Deze klacht faalt. Het Hof heeft kennelijk geoordeeld dat deze omstandigheden - door Leba in onderdeel 2 samengevat weergeven als de deskundigheid over en weer van partijen met betrekking tot het onderhavige product, de aard van de constructie, in het bijzonder het innovatief karakter ervan, de functionele ongeschiktheid ervan en de afwezigheid van kennelijke fouten in de constructie en van onaanvaardbare risico's - niet eerder in de procedure door Leba waren aangevoerd en dat daarop in de procedure na cassatie en verwijzing dan ook geen acht kon worden geslagen.
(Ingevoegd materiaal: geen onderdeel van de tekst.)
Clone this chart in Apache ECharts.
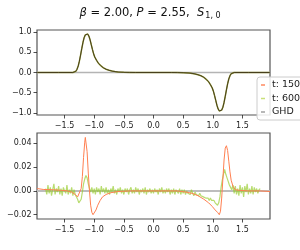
<!DOCTYPE html>
<html><head><meta charset="utf-8">
<script src="https://cdn.jsdelivr.net/npm/echarts@6/dist/echarts.min.js"></script>
<style>html,body{margin:0;padding:0;background:#fff}#c{width:300px;height:250px}</style>
</head><body><div id="c"></div>
<script>
// ---- data ----
const xTicks = [-1.5, -1.0, -0.5, 0.0, 0.5, 1.0, 1.5];
const topYTicks = [-1.0, -0.5, 0.0, 0.5, 1.0];
const botYTicks = [-0.02, 0.00, 0.02, 0.04];

// top panel: profile (all series overlap)
const topX = [-1.96,-1.6,-1.36,-1.33,-1.31,-1.29,-1.27,-1.25,-1.23,-1.21,-1.19,-1.17,-1.15,-1.13,-1.11,-1.09,-1.07,-1.05,-1.03,-1.01,-0.99,-0.96,-0.93,-0.89,-0.85,-0.80,-0.75,-0.70,-0.65,-0.60,-0.50,-0.40,-0.30,
  0.30,0.40,0.50,0.60,0.65,0.70,0.75,0.80,0.85,0.89,0.93,0.96,0.99,1.01,1.03,1.05,1.07,1.09,1.11,1.13,1.15,1.17,1.19,1.21,1.23,1.25,1.27,1.29,1.31,1.33,1.36,1.6,1.96];
const topY = [0,0,0,0.01,0.03,0.08,0.16,0.28,0.43,0.59,0.74,0.86,0.93,0.96,0.95,0.90,0.81,0.69,0.57,0.46,0.38,0.30,0.23,0.17,0.12,0.08,0.055,0.035,0.022,0.013,0.005,0.002,0,
  0,-0.002,-0.005,-0.013,-0.022,-0.035,-0.055,-0.08,-0.12,-0.17,-0.23,-0.30,-0.38,-0.46,-0.57,-0.69,-0.81,-0.90,-0.95,-0.96,-0.93,-0.86,-0.74,-0.59,-0.43,-0.28,-0.16,-0.08,-0.03,-0.01,0,0,0];
const zeroX = [-1.965, 1.965];
const zeroY = [0, 0];

// bottom panel: t: 150
const t150X = [-1.965,-1.85,-1.70,-1.55,-1.45,-1.38,-1.32,-1.28,-1.25,-1.22,-1.20,-1.18,-1.16,-1.15,-1.14,-1.12,-1.10,-1.08,-1.06,-1.04,-1.02,-1.00,-0.97,-0.94,-0.90,-0.86,-0.80,-0.72,-0.60,-0.40,
  0.40,0.55,0.65,0.75,0.85,0.93,0.99,1.04,1.08,1.11,1.13,1.15,1.17,1.19,1.21,1.23,1.25,1.27,1.29,1.31,1.34,1.38,1.45,1.60,1.80,1.965];
const t150Y = [0.002,0.0012,0.001,0.0005,0.0,-0.001,-0.003,-0.005,-0.004,0.002,0.012,0.028,0.041,0.045,0.044,0.033,0.015,0.000,-0.012,-0.018,-0.020,-0.019,-0.016,-0.012,-0.008,-0.005,-0.003,-0.0015,-0.0005,0.0,
  0.0,-0.001,-0.002,-0.004,-0.007,-0.010,-0.013,-0.016,-0.018,-0.020,-0.017,-0.006,0.010,0.026,0.036,0.038,0.034,0.025,0.016,0.009,0.004,0.001,0.0005,0.0,0.0,-0.0005];

// bottom panel: t: 600 (noisy)
const t600X = [-1.82,-1.80,-1.78,-1.76,-1.74,-1.72,-1.70,-1.68,-1.66,-1.64,-1.62,-1.60,-1.58,-1.56,-1.54,-1.52,-1.50,-1.48,-1.46,-1.44,-1.42,-1.40,-1.38,-1.36,-1.34,-1.32,-1.30,-1.28,-1.26,-1.24,-1.22,-1.20,-1.18,-1.16,-1.14,-1.12,-1.10,-1.08,-1.06,-1.04,-1.02,-1.00,-0.98,-0.96,-0.94,-0.92,-0.90,-0.88,-0.86,-0.84,-0.82,-0.80,-0.78,-0.76,-0.74,-0.72,-0.70,-0.68,-0.66,-0.64,-0.62,-0.60,-0.58,-0.56,-0.54,-0.52,-0.50,-0.48,-0.46,-0.44,-0.42,-0.40,-0.38,-0.36,-0.34,-0.32,-0.30,-0.28,-0.26,-0.24,-0.22,-0.20,-0.18,-0.16,-0.14,-0.12,-0.10,-0.08,-0.06,-0.04,-0.02,
  0.00,0.02,0.04,0.06,0.08,0.10,0.12,0.14,0.16,0.18,0.20,0.22,0.24,0.26,0.28,0.30,0.32,0.34,0.36,0.38,0.40,0.42,0.44,0.46,0.48,0.50,0.52,0.54,0.56,0.58,0.60,0.62,0.64,0.66,0.68,0.70,0.72,0.74,0.76,0.78,0.80,0.82,0.84,0.86,0.88,0.90,0.92,0.94,0.96,0.98,1.00,1.02,1.04,1.06,1.08,1.10,1.12,1.14,1.16,1.18,1.20,1.22,1.24,1.26,1.28,1.30,1.32,1.34,1.36,1.38,1.40,1.42,1.44,1.46,1.48,1.50,1.52,1.54,1.56,1.58,1.60,1.62,1.64,1.66,1.68,1.70,1.72,1.74,1.76,1.78,1.80,1.82];
const t600Y = [0.002,-0.003,0.005,-0.002,0.003,-0.004,0.001,0.006,-0.003,0.002,-0.001,0.004,-0.003,0.002,-0.004,0.003,0.000,-0.002,0.005,-0.003,0.001,-0.002,0.003,-0.004,0.001,-0.003,-0.004,-0.007,-0.010,-0.011,-0.007,-0.001,0.006,0.010,0.013,0.011,0.006,0.002,-0.001,0.003,-0.002,0.002,-0.003,0.003,-0.001,0.002,-0.003,0.004,-0.001,0.002,-0.002,0.003,-0.002,0.001,-0.003,0.002,-0.001,0.004,-0.002,0.001,-0.003,0.002,-0.001,0.003,-0.002,0.001,-0.003,0.002,-0.001,0.002,-0.003,0.001,0.003,-0.002,0.001,-0.002,0.003,-0.001,0.002,-0.003,0.001,-0.001,0.002,-0.002,0.003,-0.003,0.001,-0.001,0.002,-0.002,0.001,
  -0.002,0.002,-0.001,0.001,-0.003,0.002,-0.001,0.003,-0.002,0.001,-0.002,0.002,-0.001,0.002,-0.003,0.001,-0.002,0.002,-0.003,0.001,0.000,-0.002,0.002,-0.003,0.001,-0.002,0.001,-0.003,0.000,-0.002,-0.001,-0.003,0.001,-0.002,-0.004,-0.001,-0.003,-0.002,-0.004,-0.002,-0.004,-0.003,-0.005,-0.004,-0.006,-0.005,-0.006,-0.008,-0.006,-0.008,-0.009,-0.008,-0.010,-0.009,-0.012,-0.010,-0.005,0.003,0.009,0.014,0.018,0.014,0.011,0.008,0.005,0.003,0.001,0.005,-0.002,0.004,-0.003,0.002,-0.004,0.005,-0.002,0.003,-0.005,0.004,-0.001,0.006,-0.003,0.002,-0.002,0.004,-0.003,0.003,-0.001,0.002,-0.002,0.001,0.002];

const zip = (xs, ys) => xs.map((x, i) => [x, ys[i]]);

const FONT = 'DejaVu Sans';
const minus = s => s.replace('-', '\u2212');
const XMIN = -1.965, XMAX = 1.965;

// data x-axes (no labels) and separate label-only x-axes on overlaid grids
function xAxisCfg(gi, withLabels) {
  return {
    type: 'value', gridIndex: gi, min: XMIN, max: XMAX, position: 'bottom',
    axisLine: { show: false, onZero: false }, splitLine: { show: false },
    axisTick: { show: withLabels, length: 3.5, lineStyle: { color: '#222', width: 0.8 }, customValues: xTicks },
    axisLabel: { show: withLabels, fontFamily: FONT, fontSize: 8, color: '#222', margin: 6.5, customValues: xTicks,
      formatter: v => minus(v.toFixed(1)) }
  };
}
function yAxisCfg(gi, min, max, ticks, dec, withLabels) {
  return {
    type: 'value', gridIndex: gi, min: min, max: max, position: 'left',
    axisLine: { show: false, onZero: false }, splitLine: { show: false },
    axisTick: { show: withLabels, length: 3.5, lineStyle: { color: '#222', width: 0.8 }, customValues: ticks },
    axisLabel: { show: withLabels, fontFamily: FONT, fontSize: 8, color: '#222', margin: 5.5, customValues: ticks,
      formatter: v => minus(v.toFixed(dec)) }
  };
}

const gTop = { left: 37, top: 30, width: 233, height: 85 };
const gBot = { left: 37, top: 133, width: 233, height: 86 };
const frame = { show: true, borderColor: '#555', borderWidth: 1.2, backgroundColor: 'transparent', outerBoundsMode: 'none' };

const chart = echarts.init(document.getElementById('c'), null, { renderer: 'canvas' });
chart.setOption({
  animation: false,
  title: {
    text: '{i|\u03b2} = 2.00, {i|P} = 2.55,  {i|S}{s|1, 0}',
    left: 'center', top: 2,
    textStyle: {
      fontFamily: FONT, fontSize: 11.5, fontWeight: 'normal', color: '#111',
      rich: {
        i: { fontFamily: FONT, fontSize: 11.5, fontStyle: 'italic', color: '#111' },
        s: { fontFamily: FONT, fontSize: 8, color: '#111', padding: [5, 0, 0, 1] }
      }
    }
  },
  legend: {
    orient: 'vertical', left: 257, top: 77,
    data: ['t: 150', 't: 600', 'GHD'],
    icon: 'rect', itemWidth: 4, itemHeight: 1.5, itemGap: 3.5,
    padding: [3, 8, 3, 4],
    backgroundColor: 'rgba(255,255,255,0.85)', borderColor: '#cccccc', borderWidth: 1, borderRadius: 3,
    textStyle: { fontFamily: FONT, fontSize: 9.5, color: '#222', padding: [0, 0, 0, 2] },
    z: 20
  },
  grid: [
    Object.assign({}, gTop, frame),
    Object.assign({}, gBot, frame),
    Object.assign({}, gTop, { show: false, outerBoundsMode: 'none' }),
    Object.assign({}, gBot, { show: false, outerBoundsMode: 'none' })
  ],
  xAxis: [xAxisCfg(0, false), xAxisCfg(1, false), xAxisCfg(2, true), xAxisCfg(3, true)],
  yAxis: [
    yAxisCfg(0, -1.05, 1.05, topYTicks, 1, true),
    yAxisCfg(1, -0.0236, 0.0487, botYTicks, 2, true),
    yAxisCfg(2, -1.05, 1.05, topYTicks, 1, false),
    yAxisCfg(3, -0.0236, 0.0487, botYTicks, 2, false)
  ],
  series: [
    { type: 'line', xAxisIndex: 0, yAxisIndex: 0, data: zip(zeroX, zeroY), showSymbol: false,
      lineStyle: { color: '#b4b4b4', width: 1.6 }, silent: true },
    { type: 'line', xAxisIndex: 0, yAxisIndex: 0, data: zip(topX, topY), showSymbol: false,
      lineStyle: { color: '#9aa040', width: 1.5 }, silent: true },
    { type: 'line', xAxisIndex: 0, yAxisIndex: 0, data: zip(topX, topY), showSymbol: false,
      lineStyle: { color: '#3e3418', width: 0.9 }, silent: true },

    { name: 'GHD', type: 'line', xAxisIndex: 1, yAxisIndex: 1, data: zip(zeroX, zeroY), showSymbol: false,
      itemStyle: { color: '#a0a0a0' }, lineStyle: { color: '#bdbdbd', width: 2 } },
    { name: 't: 600', type: 'line', xAxisIndex: 1, yAxisIndex: 1, data: zip(t600X, t600Y), showSymbol: false,
      itemStyle: { color: '#c9e07a' }, lineStyle: { color: '#9acd32', width: 1.2, opacity: 0.7 } },
    { name: 't: 150', type: 'line', xAxisIndex: 1, yAxisIndex: 1, data: zip(t150X, t150Y), showSymbol: false,
      itemStyle: { color: '#ff8a60' }, lineStyle: { color: '#ff7f50', width: 1.0 } }
  ]
});
</script>
</body></html>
Dit oordeel geeft niet blijk van een onjuiste rechtopvatting en is in het licht van de gedingstukken - waarvan de uitleg aan het Hof was voorbehouden - evenmin onbegrijpelijk. Anders dan het onderdeel betoogt, bracht de overweging in het verwijzingsarrest dat de voor een overeenkomst van aanneming geldende regel omtrent de op de aannemer rustende verplichting de opdrachtgever tijdig te waarschuwen voor onjuistheden in de opdracht ook op de onderhavige overeenkomst van partijen van toepassing is, niet mee dat er een nieuwe situatie ontstond waarop Leba niet eerder had kunnen inspelen. Leba had met de door de Hoge Raad gegeven kwalificatie van de overeenkomst van partijen al tevoren rekening kunnen en moeten houden. Opmerking verdient hierbij dat Leba zich in de eerdere feitelijke instanties op het standpunt heeft gesteld dat zij KPI wel degelijk heeft gewaarschuwd voor de ondeugdelijke specificaties.
3.3
Onderdeel 2 richt zich tegen het oordeel van het Hof dat een waarschuwingsplicht ter zake van de gewraakte specificaties op Leba rustte met de klacht dat dit oordeel onjuist, althans onbegrijpelijk is. Betoogd wordt dat het Hof weliswaar heeft onderkend dat de deskundigheid van KPI op zichzelf niet voldoende is om Leba van haar waarschuwingsplicht te ontslaan, maar dat het heeft miskend dat die deskundigheid in samenhang met de hiervoor in 3.2.2 vermelde, door Leba in haar memorie na verwijzing aangevoerde, omstandigheden ertoe kan leiden dat Leba uit haar verplichting KPI te waarschuwen is ontslagen. Uit hetgeen hiervoor in 3.2.2 is overwogen met betrekking tot het oordeel van het Hof dat op deze omstandigheden geen acht kan worden geslagen, volgt dat ook dit onderdeel faalt.
3.4
Aan onderdeel 3, dat zich richt tegen rov. 5 van het Hof, ligt eveneens de opvatting ten grondslag dat het Hof de na cassatie en verwijzing door Leba alsnog aangevoerde omstandigheden in zijn beoordeling had behoren te betrekken. Uit het voorafgaande volgt dat deze opvatting onjuist is. Voorzover het onderdeel ervan uitgaat dat het Hof heeft geoordeeld dat voor de eventuele toepassing van art. 6:101 lid 1 BW uitsluitend de deskundigheid van KPI van belang is, berust het op een onjuiste lezing van het arrest. Het onderdeel is dus tevergeefs voorgesteld.
4. Beslissing
De Hoge Raad:
verwerpt het beroep;
veroordeelt Leba in de kosten van het geding in cassatie, tot op deze uitspraak aan de zijde van KPI begroot op € 974,36 aan verschotten en € 1.365,-- voor salaris.
Dit arrest is gewezen door de vice-president G.G. van Erp Taalman Kip-Nieuwenkamp als voorzitter en de raadsheren J.B. Fleers, A.G. Pos, A. Hammerstein en P.C. Kop, en in het openbaar uitgesproken door de raadsheer A. Hammerstein op 15 november 2002.